DELIVERY OF DOCUMENTS TO SECURITY HOLDERS SHARING AN ADDRESS

 

If hard copies of the materials are requested, we will send only one Information Statement and other corporate mailings to stockholders who share a single address unless we received contrary instructions from any stockholder at that address. This practice, known as “householding,” is designed to reduce our printing and postage costs. However, the Company will deliver promptly upon written or oral request a separate copy of the Information Statement to a stockholder at a shared address to which a single copy of the Information Statement was delivered. You may make such a written or oral request by (a) sending a written notification stating (i) your name, (ii) your shared address and (iii) the address to which the Company should direct the additional copy of the Information Statement, to the Company at wishbonepetproducts@gmail.com.

 

If multiple Stockholders sharing an address have received one copy of this Information Statement or any other corporate mailing and would prefer the Company to mail each stockholder a separate copy of future mailings, you may mail notification to, or call the Company at, its principal executive offices.
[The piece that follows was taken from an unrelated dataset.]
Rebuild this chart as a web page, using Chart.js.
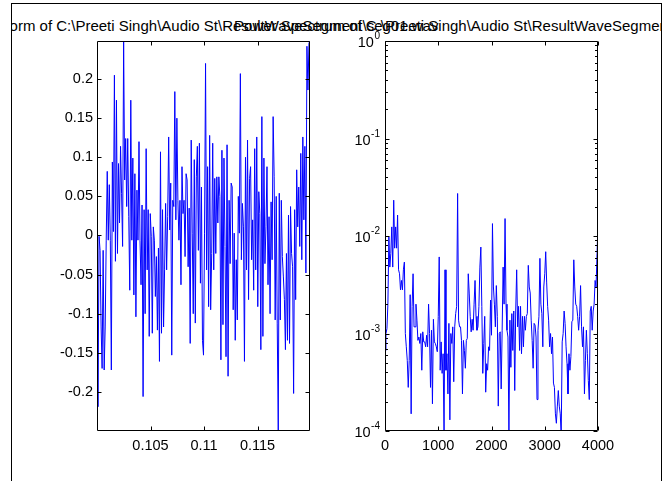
<!DOCTYPE html>
<html>
<head>
<meta charset="utf-8">
<script src="https://cdn.jsdelivr.net/npm/chart.js@4.4.0/dist/chart.umd.min.js"></script>
<style>
html, body { margin: 0; padding: 0; background: #fff; }
body { width: 671px; height: 481px; position: relative; overflow: hidden; font-family: "Liberation Sans", Arial, sans-serif; }
#frame { position: absolute; left: 12px; top: 4px; width: 649px; height: 477px; overflow: hidden; }
.edge { position: absolute; background: #000; z-index: 5; }
.title { position: absolute; top: 14px; white-space: nowrap; font-size: 15px; line-height: 15px; color: #000; }
canvas { position: absolute; top: 0; }
</style>
</head>
<body>
<div id="frame">
  <span class="title" id="t1"></span>
  <span class="title" id="t2"></span>
</div>
<div class="edge" style="left:11px; top:3px; width:651px; height:1px"></div>
<div class="edge" style="left:11px; top:3px; width:1px; height:478px"></div>
<div class="edge" style="left:661px; top:3px; width:1px; height:478px"></div>
<canvas id="wave" width="340" height="481" style="left:0"></canvas>
<canvas id="spec" width="331" height="481" style="left:340px"></canvas>
<script>
var FONT = '"Liberation Sans", Arial, sans-serif';
var TICK_PX = 14.5;

// titles
var waveTitle = 'Waveform of C:\\Preeti Singh\\Audio St\\ResultWaveSegment\\seg01.wav';
var specTitle = 'Power Spectrum of C:\\Preeti Singh\\Audio St\\ResultWaveSegment\\seg01.wav';

// waveform: time range of samples (s) and sample values
var waveT0 = 0.1, waveT1 = 0.1199;
var waveXTicks = [0.105, 0.11, 0.115];
var waveYTicks = [-0.2, -0.15, -0.1, -0.05, 0, 0.05, 0.1, 0.15, 0.2];
var wave = [
  0.037, -0.219, -0.001, -0.019, -0.117, -0.17, -0.019, -0.172, -0.117, -0.006,
  0.082, -0.006, 0.065, -0.006, -0.172, 0.094, 0.005, 0.205, -0.033, 0.173,
  -0.023, 0.092, 0.016, 0.114, 0.054, -0.014, 0.248, 0.071, 0.124, 0.037,
  0.124, 0.024, -0.07, 0.173, -0.006, 0.099, -0.076, 0.079, -0.104, 0.058,
  -0.006, 0.12, -0.006, -0.063, 0.039, -0.206, 0.033, -0.1, 0.111, -0.044,
  0.033, -0.129, 0.028, -0.001, -0.125, 0.011, -0.006, -0.078, -0.027, -0.121,
  -0.016, -0.161, 0.107, -0.125, 0.033, -0.117, -0.044, 0.041, -0.044, 0.024,
  0.126, 0.007, 0.067, -0.153, 0.045, 0.037, 0.184, 0.02, 0.15, 0.045,
  -0.006, 0.045, -0.063, 0.088, 0.028, 0.045, -0.027, 0.079, 0.071, -0.04,
  0.035, -0.138, 0.122, 0.003, -0.1, 0.097, -0.112, 0.075, 0.114, -0.019,
  0.118,
  -0.061, 0.062, -0.134, -0.153, 0.003, 0.22, -0.044, 0.088, -0.091, 0.128,
  -0.095, -0.023, 0.118, -0.044, 0.073, -0.023, 0.075, 0.016, 0.075, 0.05,
  -0.159, 0.109, -0.114, 0.099, -0.014, -0.155, 0.116, -0.18, 0.045, -0.036,
  0.067, 0.062, -0.095, 0.003, -0.134, -0.031, -0.108, 0.05, 0.003, 0.207,
  -0.031, 0.041, 0.011, -0.161, 0.1, -0.044, 0.122, -0.082, 0.073, 0.088,
  -0.031, 0.02, -0.07, 0.111, -0.044, 0.126, -0.091, 0.056, 0.028, -0.146,
  0.152, -0.129, 0.099, -0.036, 0.011, 0.088, -0.063, 0.024, -0.1, 0.043,
  -0.031, 0.152, 0.075, -0.108, 0.05, -0.112, -0.249, 0.054, -0.108, 0.045,
  -0.027, -0.053, -0.082, -0.146, -0.023, -0.134, 0.026, -0.138, 0.037, -0.023,
  -0.04, -0.202, 0.033, -0.082, 0.084, 0.011, 0.062, -0.014, 0.105, -0.031,
  0.126, 0.02, 0.114, -0.048, 0.242, 0.186, 0.246, 0.249
];

// spectrum: frequency range (Hz) and magnitudes
var specF0 = 0, specF1 = 4000;
var specXTicks = [0, 1000, 2000, 3000, 4000];
var specDecades = [-4, -3, -2, -1, 0];
var spec = [
  0.00067, 0.001, 0.00112, 0.002, 0.0098, 0.0048, 0.0066, 0.0124, 0.0048, 0.0233,
  0.0075, 0.0124, 0.0075, 0.0164, 0.0045, 0.0041, 0.0028, 0.0035, 0.0028, 0.0045,
  0.0054, 0.001, 0.00073, 0.00053, 0.00028, 0.00053, 0.0025, 0.00015, 0.0019, 0.0041,
  0.00117, 0.00117, 0.002, 0.00137, 0.00085, 0.00092, 0.00079, 0.001, 0.00042, 0.00104,
  0.00082, 0.00082, 0.00073, 0.00096, 0.00073, 0.002, 0.001, 0.00028, 0.00108, 0.00019,
  0.0014, 0.00082, 0.00079, 0.00073, 0.00065, 0.0015, 0.0061, 0.00042, 0.00082, 0.00039,
  0.00062, 0.00009, 0.0045, 0.00042, 0.00062, 0.00024, 0.00127, 0.00013, 0.001, 0.00079,
  0.00117, 0.00032, 0.00117, 0.0016, 0.0019, 0.0273, 0.00137, 0.00117, 0.00117, 0.00085,
  0.00024, 0.00085, 0.00067, 0.00044, 0.00085, 0.00089, 0.0041, 0.0026, 0.0015, 0.00104,
  0.0014, 0.00108, 0.002, 0.0035, 0.0015, 0.00108, 0.00117, 0.0019, 0.0048, 0.0077,
  0.0019, 0.00039, 0.00079, 0.0015, 0.00025, 0.00049, 0.00042, 0.00073, 0.00067, 0.0022,
  0.00096, 0.0134, 0.003, 0.002, 0.00117,
  0.0031, 0.0015, 0.00018, 0.001, 0.00104, 0.00027, 0.00108, 0.0048, 0.002, 0.0151,
  0.002, 0.00108, 0.00092, 0.00009, 0.00137, 0.00045, 0.0016, 0.00067, 0.0017, 0.00026,
  0.0017, 0.0045, 0.00117, 0.0019, 0.00067, 0.0019, 0.00062, 0.0015, 0.00073, 0.0015,
  0.00108, 0.0015, 0.0016, 0.005, 0.003, 0.0026, 0.00137, 0.00085, 0.00044, 0.00127,
  0.00122, 0.00092, 0.00021, 0.00108, 0.0015, 0.0059, 0.002, 0.0016, 0.00073, 0.003,
  0.0041, 0.0069, 0.0033, 0.0019, 0.00137, 0.00073, 0.001, 0.00062, 0.00092, 0.00031,
  0.00028, 0.00015, 0.00012, 0.00018, 0.00026, 0.00018, 0.00015, 0.00009, 0.00082, 0.001,
  0.0017, 0.00127, 0.00073, 0.00049, 0.00024, 0.00062, 0.00042, 0.00058, 0.00132, 0.00137,
  0.0057, 0.003, 0.002, 0.0019, 0.0015, 0.00108, 0.0015, 0.0031, 0.00117, 0.00073,
  0.00117, 0.00024, 0.00053, 0.00108, 0.00062, 0.00033, 0.00021, 0.0017, 0.0019, 0.00108,
  0.0017, 0.002, 0.0035, 0.003, 0.0066, 0.014
];

// MATLAB-like box with inward ticks on all four sides
var matlabBox = {
  id: 'matlabBox',
  afterDraw: function (chart, args, opts) {
    var ctx = chart.ctx, a = chart.chartArea;
    var xs = chart.scales.x, ys = chart.scales.y;
    var L = Math.round(a.left) + 0.5, R = Math.round(a.right) - 0.5;
    var T = Math.round(a.top) + 0.5, B = Math.round(a.bottom) - 0.5;
    var len = 4, minorLen = 2.5;
    ctx.save();
    ctx.strokeStyle = '#000';
    ctx.lineWidth = 1;
    ctx.beginPath();
    ctx.rect(L, T, R - L, B - T);
    xs.ticks.forEach(function (t) {
      var p = Math.round(xs.getPixelForValue(t.value)) + 0.5;
      ctx.moveTo(p, B); ctx.lineTo(p, B - len);
      ctx.moveTo(p, T); ctx.lineTo(p, T + len);
    });
    ys.ticks.forEach(function (t) {
      var p = Math.round(ys.getPixelForValue(t.value)) + 0.5;
      ctx.moveTo(L, p); ctx.lineTo(L + len, p);
      ctx.moveTo(R, p); ctx.lineTo(R - len, p);
    });
    if (opts.logMinor) {
      specDecades.forEach(function (d) {
        for (var m = 2; m <= 9; m++) {
          var v = m * Math.pow(10, d);
          if (v > ys.max) continue;
          var p = Math.round(ys.getPixelForValue(v)) + 0.5;
          ctx.moveTo(L, p); ctx.lineTo(L + minorLen, p);
          ctx.moveTo(R, p); ctx.lineTo(R - minorLen, p);
        }
      });
    }
    ctx.stroke();

    // 10^k labels for the log axis
    if (opts.logMinor) {
      ctx.fillStyle = '#000';
      ctx.textBaseline = 'alphabetic';
      specDecades.forEach(function (d) {
        var p = ys.getPixelForValue(Math.pow(10, d));
        var exp = String(d);
        ctx.font = '10px ' + FONT;
        var ew = ctx.measureText(exp).width;
        var xr = a.left - 5;
        ctx.textAlign = 'left';
        ctx.fillText(exp, xr - ew, p - 2);
        ctx.font = TICK_PX + 'px ' + FONT;
        ctx.textAlign = 'right';
        ctx.fillText('10', xr - ew - 0.5, p + 6);
      });
    }
    ctx.restore();
  }
};

function fixTicks(list) {
  return function (scale) {
    scale.ticks = list.map(function (v) { return { value: v }; });
  };
}

function baseOptions(padRight) {
  return {
    responsive: false,
    animation: false,
    layout: { padding: { top: 41, right: padRight, left: 0, bottom: 0 } },
    plugins: { legend: { display: false }, tooltip: { enabled: false } },
    scales: {}
  };
}

var tickFont = { size: TICK_PX, family: FONT };

var wavePts = wave.map(function (v, i) {
  return { x: waveT0 + i * (waveT1 - waveT0) / (wave.length - 1), y: v };
});
var waveOpts = baseOptions(30);
waveOpts.scales = {
  x: {
    type: 'linear', min: waveT0, max: waveT1,
    grid: { display: false, drawTicks: false }, border: { display: false },
    afterBuildTicks: fixTicks(waveXTicks),
    afterFit: function (s) { s.height = 50; },
    ticks: { color: '#000', padding: 6, maxRotation: 0, font: tickFont,
      callback: function (v) { return String(v); } }
  },
  y: {
    type: 'linear', min: -0.25, max: 0.2487,
    grid: { display: false, drawTicks: false }, border: { display: false },
    afterBuildTicks: fixTicks(waveYTicks),
    afterFit: function (s) { s.width = 97; },
    ticks: { color: '#000', padding: 4, font: tickFont,
      callback: function (v) { return String(v); } }
  }
};
waveOpts.plugins.matlabBox = { logMinor: false };

new Chart(document.getElementById('wave'), {
  type: 'line',
  data: { datasets: [{ data: wavePts, borderColor: '#0000ff', borderWidth: 1, pointRadius: 0, tension: 0 }] },
  options: waveOpts,
  plugins: [matlabBox]
});

var specPts = spec.map(function (v, i) {
  return { x: specF0 + i * (specF1 - specF0) / (spec.length - 1), y: v };
});
var specOpts = baseOptions(73);
specOpts.scales = {
  x: {
    type: 'linear', min: specF0, max: specF1,
    grid: { display: false, drawTicks: false }, border: { display: false },
    afterBuildTicks: fixTicks(specXTicks),
    afterFit: function (s) { s.height = 50; },
    ticks: { color: '#000', padding: 6, maxRotation: 0, font: tickFont,
      callback: function (v) { return String(v); } }
  },
  y: {
    type: 'logarithmic', min: 1e-4, max: 1,
    grid: { display: false, drawTicks: false }, border: { display: false },
    afterBuildTicks: fixTicks(specDecades.map(function (d) { return Math.pow(10, d); })),
    afterFit: function (s) { s.width = 45; },
    ticks: { display: false }
  }
};
specOpts.plugins.matlabBox = { logMinor: true };

new Chart(document.getElementById('spec'), {
  type: 'line',
  data: { datasets: [{ data: specPts, borderColor: '#0000ff', borderWidth: 1, pointRadius: 0, tension: 0 }] },
  options: specOpts,
  plugins: [matlabBox]
});

// titles centred over each axes, clipped by the figure frame
var mctx = document.createElement('canvas').getContext('2d');
mctx.font = '15px ' + FONT;
var t1 = document.getElementById('t1'), t2 = document.getElementById('t2');
t1.textContent = waveTitle;
t2.textContent = specTitle;
t1.style.left = (203 - mctx.measureText(waveTitle).width / 2 - 12) + 'px';
t2.style.left = (491 - mctx.measureText(specTitle).width / 2 - 12) + 'px';
</script>
</body>
</html>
Additionally, if current stockholders with a shared address received multiple copies of this Information Statement or other corporate mailings and would prefer the Company to mail one copy of future mailings to stockholders at the shared address, notification of such request may also be made by mail or telephone to the Company’s principal executive offices.

 

This Information Statement is provided to the holders of Common Stock of the Company only for information purposes in connection with the Actions, pursuant to and in accordance with Rule 14c-2 of the Exchange Act. Please carefully read this Information Statement.